There was a strong sense of desperation and urgency among Malaysian voters who live in the United Kingdom. They were told, their ballot papers must be received on May 8 and not on the actual polling day.
So, another voter spent £26 to send her ballot by courier service to make the deadline of May 8.
Another Malaysian voter lamented: "My ballot is stuck in Putra Jaya. Incompetence or something else?"
According to her, the ballot paper was due to be sent to the UK on April 30 and should have been received by May 2 but instead the ballot paper was sitting in Putra Jaya over the past five days.
Another voter cried for help: "I need help guys. My ballots arrive today (May 5) but I just noticed that Monday is a bank holiday and they will only post the parcel on Tuesday (according to DHL, can't get in touch with FedEx), it will only arrive the earliest on Thursday. This voter is living in Nottingham and would not be able to get her ballot down to London on time.
Another voter reported: "Just got a SMS from DHL. My ballot paper will only arrive on May 9."
Who is to be blamed for this fiasco?
Some Malaysians were lucky to be able to find PACA (polling agents and counting agents) volunteers who are flying back to Penang and Kuala Lumpur and they have volunteered to carry the ballot papers.
If you want your ballots from the UK to arrive within two days, the postal service quoted the price of £63. In the US the FedEx courier service delivery of one to three business days, cost about $54. US Postal Service Priority Mail Express International takes three to five business days at $42.50.
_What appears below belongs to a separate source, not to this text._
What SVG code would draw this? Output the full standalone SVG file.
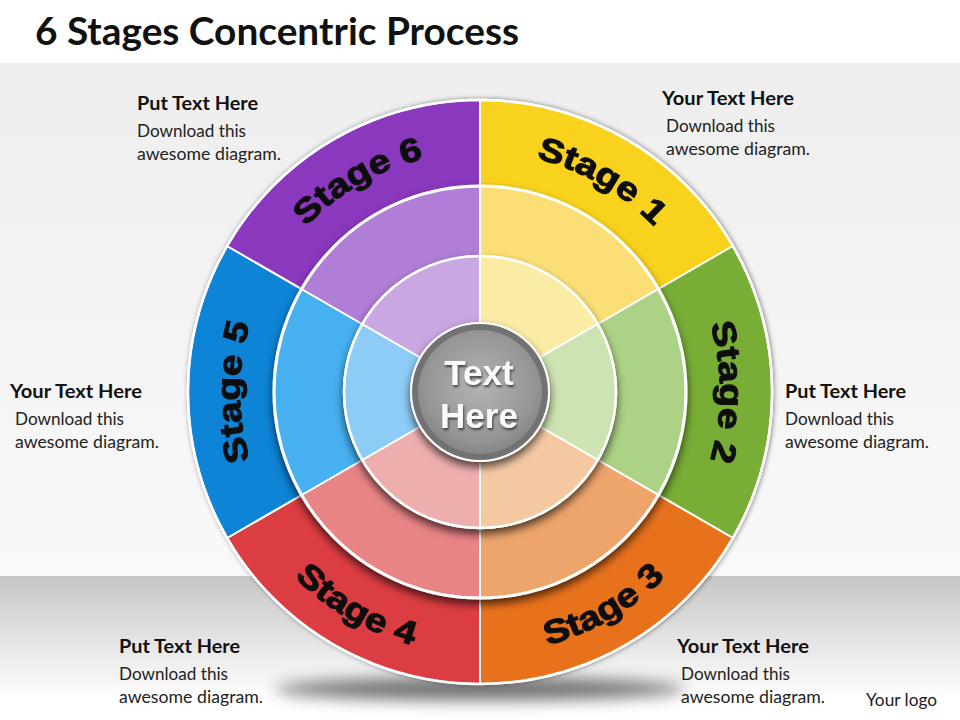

It is much cheaper than plane fare back to Malaysia, approximately RM6,698.85 but can SPR deliver the ballot papers on time? SPR chairman Mohammad Hashim Abdullah announced that the 14th general election will take place on May 9 2018 with Nomination Day set on April 28 and early polling day set on May 5.
On another note, candidates ask for donations but they do not make it easy for us to donate. They provide bank account numbers but expect us to donate directly to the accounts which cost approximately $45 in wire transfer fees!
Why can’t they use PayPal so Malaysians living overseas can easily donate?
In 2013, the 13th general election saw a record turnout of 12 million voters, or nearly 85 percent of all registered voters in Malaysia. However, despite winning the popular vote (50.87 percent), gerrymandering and malapportionment meant that (the now defunct) Pakatan Rakyat only won 89 parliamentary seats to BN’s 133 parliamentary seats." Let that sink in!
May God bless and help our candidates who contest with the purest of hearts. Pakatan Harapan is no match against BN's election machinery or the evil deeds of spoilers who contest as independents but by the grace of God we will prevail!
Let's pray for God's blessings and help against corruption and evil in our country.